> [Source material]
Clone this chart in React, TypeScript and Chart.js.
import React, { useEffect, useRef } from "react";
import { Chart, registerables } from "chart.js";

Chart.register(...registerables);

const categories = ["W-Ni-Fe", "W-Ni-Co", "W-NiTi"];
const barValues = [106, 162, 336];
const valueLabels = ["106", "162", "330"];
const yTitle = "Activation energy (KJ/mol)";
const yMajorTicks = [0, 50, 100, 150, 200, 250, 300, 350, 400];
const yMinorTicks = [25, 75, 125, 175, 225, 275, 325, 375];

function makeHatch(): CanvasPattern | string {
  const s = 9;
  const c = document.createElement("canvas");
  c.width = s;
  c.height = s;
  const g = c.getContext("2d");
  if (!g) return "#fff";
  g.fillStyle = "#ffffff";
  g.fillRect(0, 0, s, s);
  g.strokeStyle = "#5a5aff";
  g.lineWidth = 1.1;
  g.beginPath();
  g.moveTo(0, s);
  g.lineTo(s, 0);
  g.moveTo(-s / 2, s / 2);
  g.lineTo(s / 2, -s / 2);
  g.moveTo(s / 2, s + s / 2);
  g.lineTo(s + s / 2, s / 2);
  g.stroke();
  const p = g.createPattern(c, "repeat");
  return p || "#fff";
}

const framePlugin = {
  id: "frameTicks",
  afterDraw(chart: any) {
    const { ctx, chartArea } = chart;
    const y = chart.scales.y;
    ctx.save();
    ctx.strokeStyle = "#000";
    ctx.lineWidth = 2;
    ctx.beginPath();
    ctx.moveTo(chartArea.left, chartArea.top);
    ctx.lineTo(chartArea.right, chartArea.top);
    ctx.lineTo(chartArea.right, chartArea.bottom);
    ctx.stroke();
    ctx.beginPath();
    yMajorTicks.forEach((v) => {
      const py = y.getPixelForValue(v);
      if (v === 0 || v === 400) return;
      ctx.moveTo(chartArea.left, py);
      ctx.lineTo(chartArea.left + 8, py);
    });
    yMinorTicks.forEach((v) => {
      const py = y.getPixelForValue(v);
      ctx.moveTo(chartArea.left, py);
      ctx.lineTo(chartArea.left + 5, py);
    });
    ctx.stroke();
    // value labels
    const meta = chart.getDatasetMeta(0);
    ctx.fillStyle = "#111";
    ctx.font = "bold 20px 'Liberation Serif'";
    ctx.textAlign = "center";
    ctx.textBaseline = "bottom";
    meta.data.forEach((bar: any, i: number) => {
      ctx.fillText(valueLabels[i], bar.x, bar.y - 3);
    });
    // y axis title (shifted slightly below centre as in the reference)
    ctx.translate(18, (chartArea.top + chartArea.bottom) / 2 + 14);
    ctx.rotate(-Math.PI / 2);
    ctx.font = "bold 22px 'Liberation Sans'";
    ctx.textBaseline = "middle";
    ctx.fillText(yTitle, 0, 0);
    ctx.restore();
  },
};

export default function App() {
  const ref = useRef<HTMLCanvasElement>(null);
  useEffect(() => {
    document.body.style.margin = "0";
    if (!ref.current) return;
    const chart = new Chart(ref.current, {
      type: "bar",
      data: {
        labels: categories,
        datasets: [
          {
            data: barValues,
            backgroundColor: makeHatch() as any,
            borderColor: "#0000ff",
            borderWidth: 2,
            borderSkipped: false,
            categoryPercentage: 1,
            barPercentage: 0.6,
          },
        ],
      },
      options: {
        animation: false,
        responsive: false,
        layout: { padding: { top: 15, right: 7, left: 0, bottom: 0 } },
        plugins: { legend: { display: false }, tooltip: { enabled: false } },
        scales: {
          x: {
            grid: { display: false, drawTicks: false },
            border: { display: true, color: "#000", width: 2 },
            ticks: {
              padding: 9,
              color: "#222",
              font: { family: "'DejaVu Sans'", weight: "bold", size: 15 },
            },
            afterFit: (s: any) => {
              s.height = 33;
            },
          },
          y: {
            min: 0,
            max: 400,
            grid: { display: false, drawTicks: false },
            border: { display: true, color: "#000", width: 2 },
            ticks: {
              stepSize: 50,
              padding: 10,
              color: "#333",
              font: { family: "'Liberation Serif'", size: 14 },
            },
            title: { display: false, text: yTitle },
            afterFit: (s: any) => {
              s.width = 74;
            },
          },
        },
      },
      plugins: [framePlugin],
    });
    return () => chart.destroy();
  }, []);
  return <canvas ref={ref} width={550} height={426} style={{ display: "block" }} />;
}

> [Task objective] Beginning at the first line above, repeat exactly until the line containing "const yMinorTicks = [25, 75, 125, 175, 225, 275, 325, 375];", which is included.

> [Output for this exercise]
Clone this chart in React, TypeScript and Chart.js.
import React, { useEffect, useRef } from "react";
import { Chart, registerables } from "chart.js";

Chart.register(...registerables);

const categories = ["W-Ni-Fe", "W-Ni-Co", "W-NiTi"];
const barValues = [106, 162, 336];
const valueLabels = ["106", "162", "330"];
const yTitle = "Activation energy (KJ/mol)";
const yMajorTicks = [0, 50, 100, 150, 200, 250, 300, 350, 400];
const yMinorTicks = [25, 75, 125, 175, 225, 275, 325, 375];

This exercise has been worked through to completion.